INFORMATION SUPPLIED —
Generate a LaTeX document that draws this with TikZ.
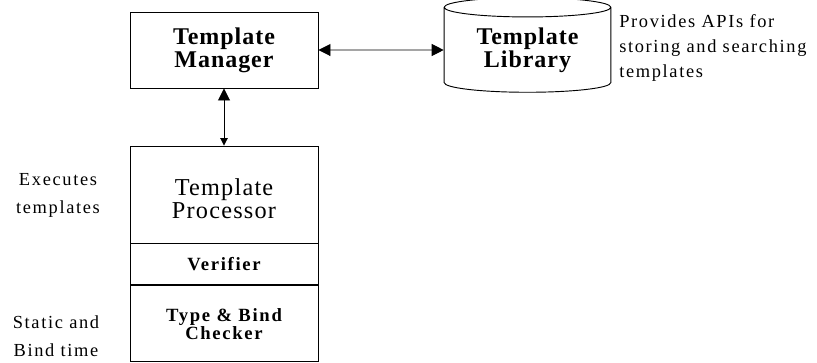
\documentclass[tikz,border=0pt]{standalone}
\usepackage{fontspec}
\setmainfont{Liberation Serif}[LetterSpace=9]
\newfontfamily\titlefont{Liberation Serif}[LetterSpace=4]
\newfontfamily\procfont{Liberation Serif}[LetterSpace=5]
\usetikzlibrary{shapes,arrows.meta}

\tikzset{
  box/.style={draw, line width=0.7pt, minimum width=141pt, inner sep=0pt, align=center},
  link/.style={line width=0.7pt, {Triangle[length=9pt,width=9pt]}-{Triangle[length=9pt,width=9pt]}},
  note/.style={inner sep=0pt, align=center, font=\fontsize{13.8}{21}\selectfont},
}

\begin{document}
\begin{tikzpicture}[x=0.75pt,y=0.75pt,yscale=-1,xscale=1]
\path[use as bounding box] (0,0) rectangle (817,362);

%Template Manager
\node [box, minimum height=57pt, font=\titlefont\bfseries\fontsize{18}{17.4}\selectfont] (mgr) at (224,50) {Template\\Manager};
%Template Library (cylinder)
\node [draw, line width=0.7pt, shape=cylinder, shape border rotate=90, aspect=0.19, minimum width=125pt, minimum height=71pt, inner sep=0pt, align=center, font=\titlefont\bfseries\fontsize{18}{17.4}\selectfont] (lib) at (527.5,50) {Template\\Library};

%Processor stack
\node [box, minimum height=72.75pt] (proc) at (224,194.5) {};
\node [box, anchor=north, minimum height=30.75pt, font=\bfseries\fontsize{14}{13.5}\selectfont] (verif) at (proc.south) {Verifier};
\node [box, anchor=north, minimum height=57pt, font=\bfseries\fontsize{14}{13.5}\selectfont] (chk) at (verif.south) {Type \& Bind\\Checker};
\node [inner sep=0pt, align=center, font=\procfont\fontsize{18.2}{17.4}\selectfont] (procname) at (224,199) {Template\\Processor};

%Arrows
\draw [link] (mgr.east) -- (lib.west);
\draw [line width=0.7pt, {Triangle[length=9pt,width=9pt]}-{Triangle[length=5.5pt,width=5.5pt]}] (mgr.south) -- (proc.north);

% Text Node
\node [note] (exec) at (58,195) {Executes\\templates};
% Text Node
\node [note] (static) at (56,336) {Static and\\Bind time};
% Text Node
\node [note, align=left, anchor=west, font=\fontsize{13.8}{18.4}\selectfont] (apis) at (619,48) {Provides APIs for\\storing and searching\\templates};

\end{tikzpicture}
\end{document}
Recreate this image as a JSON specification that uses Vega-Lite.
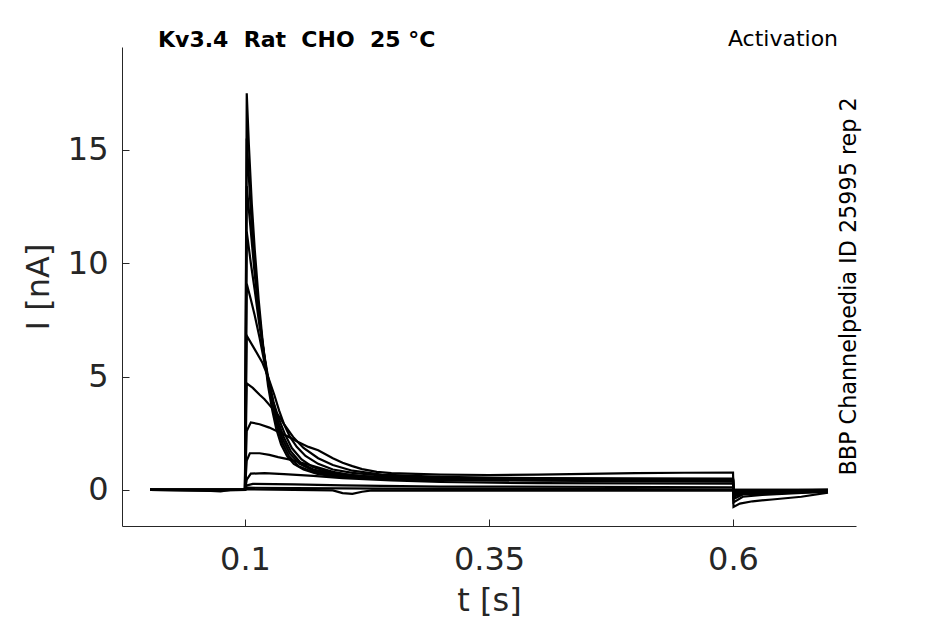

TASK —
Transcribe the whole listing, character for character, but not its images.

CORRECT ANSWER —
Generate a LaTeX document that draws this with TikZ.
\documentclass[tikz,border=0pt]{standalone}
\usepackage{fontspec}
\setmainfont{Liberation Serif}[LetterSpace=9]
\newfontfamily\titlefont{Liberation Serif}[LetterSpace=4]
\newfontfamily\procfont{Liberation Serif}[LetterSpace=5]
\usetikzlibrary{shapes,arrows.meta}

\tikzset{
  box/.style={draw, line width=0.7pt, minimum width=141pt, inner sep=0pt, align=center},
  link/.style={line width=0.7pt, {Triangle[length=9pt,width=9pt]}-{Triangle[length=9pt,width=9pt]}},
  note/.style={inner sep=0pt, align=center, font=\fontsize{13.8}{21}\selectfont},
}

\begin{document}
\begin{tikzpicture}[x=0.75pt,y=0.75pt,yscale=-1,xscale=1]
\path[use as bounding box] (0,0) rectangle (817,362);

%Template Manager
\node [box, minimum height=57pt, font=\titlefont\bfseries\fontsize{18}{17.4}\selectfont] (mgr) at (224,50) {Template\\Manager};
%Template Library (cylinder)
\node [draw, line width=0.7pt, shape=cylinder, shape border rotate=90, aspect=0.19, minimum width=125pt, minimum height=71pt, inner sep=0pt, align=center, font=\titlefont\bfseries\fontsize{18}{17.4}\selectfont] (lib) at (527.5,50) {Template\\Library};

%Processor stack
\node [box, minimum height=72.75pt] (proc) at (224,194.5) {};
\node [box, anchor=north, minimum height=30.75pt, font=\bfseries\fontsize{14}{13.5}\selectfont] (verif) at (proc.south) {Verifier};
\node [box, anchor=north, minimum height=57pt, font=\bfseries\fontsize{14}{13.5}\selectfont] (chk) at (verif.south) {Type \& Bind\\Checker};
\node [inner sep=0pt, align=center, font=\procfont\fontsize{18.2}{17.4}\selectfont] (procname) at (224,199) {Template\\Processor};

%Arrows
\draw [link] (mgr.east) -- (lib.west);
\draw [line width=0.7pt, {Triangle[length=9pt,width=9pt]}-{Triangle[length=5.5pt,width=5.5pt]}] (mgr.south) -- (proc.north);

% Text Node
\node [note] (exec) at (58,195) {Executes\\templates};
% Text Node
\node [note] (static) at (56,336) {Static and\\Bind time};
% Text Node
\node [note, align=left, anchor=west, font=\fontsize{13.8}{18.4}\selectfont] (apis) at (619,48) {Provides APIs for\\storing and searching\\templates};

\end{tikzpicture}
\end{document}
Recreate this image as a JSON specification that uses Vega-Lite.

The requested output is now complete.